Indeed, during my first girlfriend’s visits to Sydney, we did very little else than make up for lost time.
And when she returned to the mine, I found myself like one of the TikTok late-bloomer lesbians – our last encounter playing on an enticing loop in my brain, my vibrator suddenly requiring frequent recharging.
Unfortunately, something else no one tells you about coming out later in life, is that there’s such a thing as overstimulation.
I was accustomed to sporadic solo sex prior to this point, and the kind of partnered sex straight women are most familiar with: penetration-focused.
But my second wind of puberty, coupled with the distinctly inverse dynamic of sex with another woman, meant the typically underacknowledged part of my vulva moved from a supporting character to a leading role overnight.
A role it was, evidently, unprepared for.
Because it was just a couple of weeks into our budding romance, I felt a sudden surge of pain in my pelvis.
“It’s probably just an easily treatable STI,” a friend reassured me on the phone.
“Everyone gets one at some point.
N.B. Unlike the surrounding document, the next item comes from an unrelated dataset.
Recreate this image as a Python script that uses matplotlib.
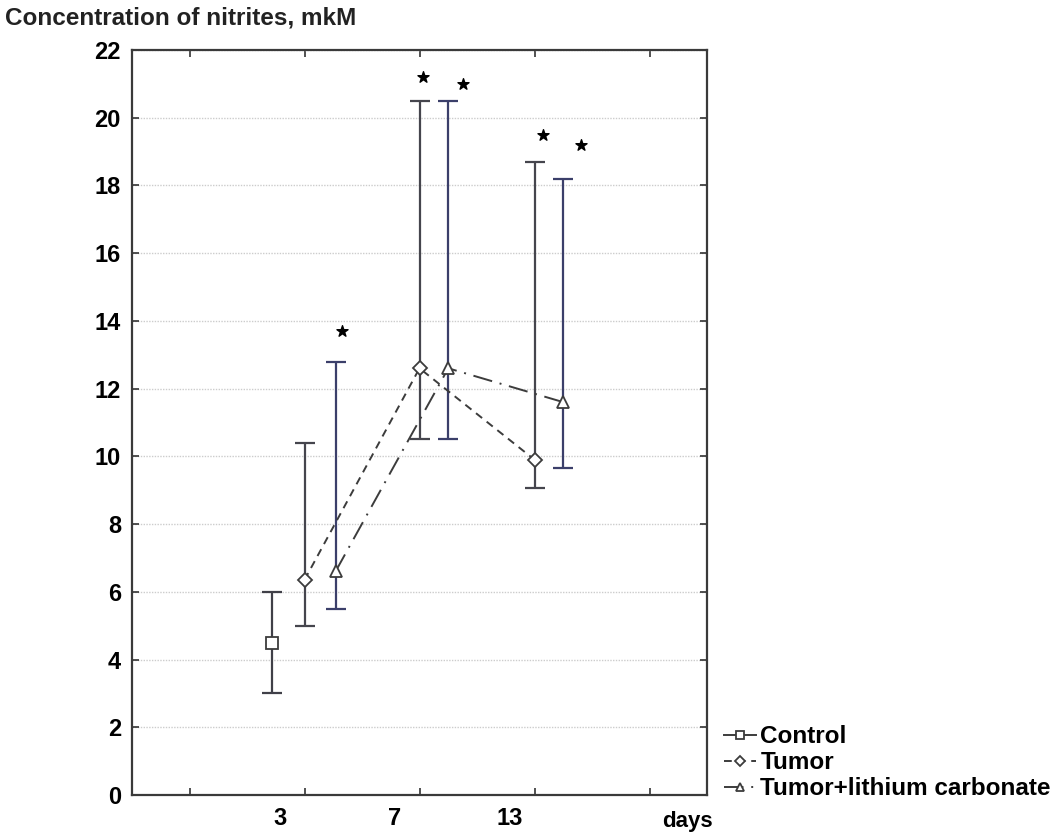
import matplotlib.pyplot as plt

plt.rcParams["font.family"] = ["Liberation Sans", "DejaVu Sans"]
plt.rcParams["font.weight"] = "bold"

# group positions on a category axis (tick marks at 1..5)
control_x = [1.72]
control_mean = [4.5]
control_lo = [3.0]
control_hi = [6.0]

tumor_x = [2.0, 3.0, 4.0]
tumor_mean = [6.35, 12.6, 9.9]
tumor_lo = [5.0, 10.5, 9.05]
tumor_hi = [10.4, 20.5, 18.7]

li_x = [2.27, 3.25, 4.25]
li_mean = [6.6, 12.6, 11.6]
li_lo = [5.5, 10.5, 9.65]
li_hi = [12.8, 20.5, 18.2]

star_x = [2.33, 3.03, 3.38, 4.07, 4.40]
star_y = [13.7, 21.2, 21.0, 19.5, 19.2]

day_labels = ["3", "7", "13"]
day_label_x = [1.79, 2.78, 3.78]


def draw_group(ax, x, mean, lo, hi, marker, ls, ecolor, label, msize):
    yerr = [[m - l for m, l in zip(mean, lo)], [h - m for m, h in zip(mean, hi)]]
    ax.errorbar(x, mean, yerr=yerr, fmt="none", ecolor=ecolor,
                elinewidth=1.6, capsize=7.5, capthick=1.6, zorder=2)
    ax.plot(x, mean, linestyle=ls, color="#3c3c3c", linewidth=1.4,
            marker=marker, markersize=msize, markerfacecolor="white",
            markeredgecolor="#3c3c3c", markeredgewidth=1.3, label=label, zorder=3)


fig = plt.figure(figsize=(10.51, 8.34), dpi=100)
ax = fig.add_axes([0.1256, 0.0468, 0.5471, 0.8933])

draw_group(ax, control_x, control_mean, control_lo, control_hi,
           "s", "-", "#404048", "Control", 8)
draw_group(ax, tumor_x, tumor_mean, tumor_lo, tumor_hi,
           "D", (0, (4, 3)), "#45454d", "Tumor", 7)
draw_group(ax, li_x, li_mean, li_lo, li_hi,
           "^", (0, (10, 4, 1, 4)), "#3b3f6a", "Tumor+lithium carbonate", 8)

ax.scatter(star_x, star_y, marker="*", s=70, color="black", zorder=4)

ax.set_xlim(0.5, 5.5)
ax.set_ylim(0, 22)
ax.set_yticks(range(0, 23, 2))
ax.set_xticks([1, 2, 3, 4, 5])
ax.set_xticklabels([])
ax.set_xticks(day_label_x, minor=True)
ax.set_xticklabels(day_labels, minor=True)
ax.tick_params(axis="x", which="minor", length=0, pad=9, labelsize=17)
ax.tick_params(axis="both", which="major", direction="in", length=5,
               width=1.2, top=True, right=True, labelsize=17, color="#333333")
ax.tick_params(axis="y", pad=8)
ax.grid(True, axis="y", color="#cccccc", linestyle=(0, (1, 1)), linewidth=1)
for s in ax.spines.values():
    s.set_linewidth(1.6)
    s.set_color("#3a3a3a")

ax.text(5.33, -0.036, "days", transform=ax.get_xaxis_transform(),
        ha="center", va="center", fontsize=16, fontweight="bold")
fig.text(0.005, 0.979, "Concentration of nitrites, mkM", fontsize=17.5,
         fontweight="bold", ha="left", va="center", color="#222222")

ax.legend(loc="lower left", bbox_to_anchor=(1.0, -0.03), frameon=False,
          handlelength=1.3, handletextpad=0.2, labelspacing=0.12,
          fontsize=17.5, markerscale=0.7, borderaxespad=0.3)

fig.savefig("out.png", dpi=100)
Go to the doctor and get it looked at. But in the meantime, you should probably avoid sex and tell your girlfriend,” she added.
As someone who’s particular about seeing the same female GP, I typically book my appointments days ahead. But with my new squeeze already halfway to Sydney and the possibility of abstinence and an awkward conversation looming, I abandoned protocol and panic-booked with the only available doctor that afternoon.
An hour later, I was detailing my phantom pain to a male GP who looked suspiciously young to have graduated medical school.
“Okay, well there are no female doctors who can look at it today, so would you like me to book you in with one in the morning?” he asked, looking down at a stack of notes in front of him, as though trying to avert my gaze.
“No. I need it looked at right now,” I urged, spontaneously losing all decorum, and beginning to tug at my jeans zipper in desperation for an answer.
“Uh, okay. Let me duck out and grab a female nurse to be present. You can hop on the bed while I’m go – ah, yes. Do that,” he started, noticing I’d already shamelessly wriggled out of my jeans and lunged onto the bed.
“We’ll run your blood and urine now, but the good news is, this doesn’t appear to be an STI,” he remarked some moments later, from the end of the bed.
“How could that be?!” I protested, recalling a Google search I’d conducted earlier that suggested I had a rare, potentially incurable infection.
“I’m pretty sure you’ve just, uh – ” He paused to clear his throat awkwardly.
“You’ve overstimulated your clitoris. Give the vibrator a rest for a few days, and perhaps find some other things to do with your partner,” he finally finished, appearing relieved to have gotten the words out.
“Are you sure? Can you take another look?” I persisted, throwing off the modesty cloth so he could view my predicament more clearly – any sense of demureness reserved for such an occasion now long gone.
“I’m sure,” he rebutted, pulling the curtain around me abruptly.
He was right.
A few hours after my girlfriend arrived in Sydney, my results came back negative, and after a few days’ rest, my vulva felt back to normal, too.
Though it’s been more than a year since I last saw her, I still think fondly of my first girlfriend and the world of sexual possibility our romance unlocked in me, as well as the lessons I gleaned from it.
Arguably the most important one being, that, as it turns out, I’m not immune to heartbreak. All those movie scenes of women crying into tubs of Ben & Jerry’s while listening to sad songs really are accurate.
Also, queer sex doesn’t have a set endpoint, which is why, as a general rule, you should always stock Gatorade when your long-distance girlfriend is in town.
And that second wave of puberty? It hits hard. So go easy on the vibrator and passion-filled all-nighters – unless you want to have your entire sex life flash before your eyes in a doctor’s office.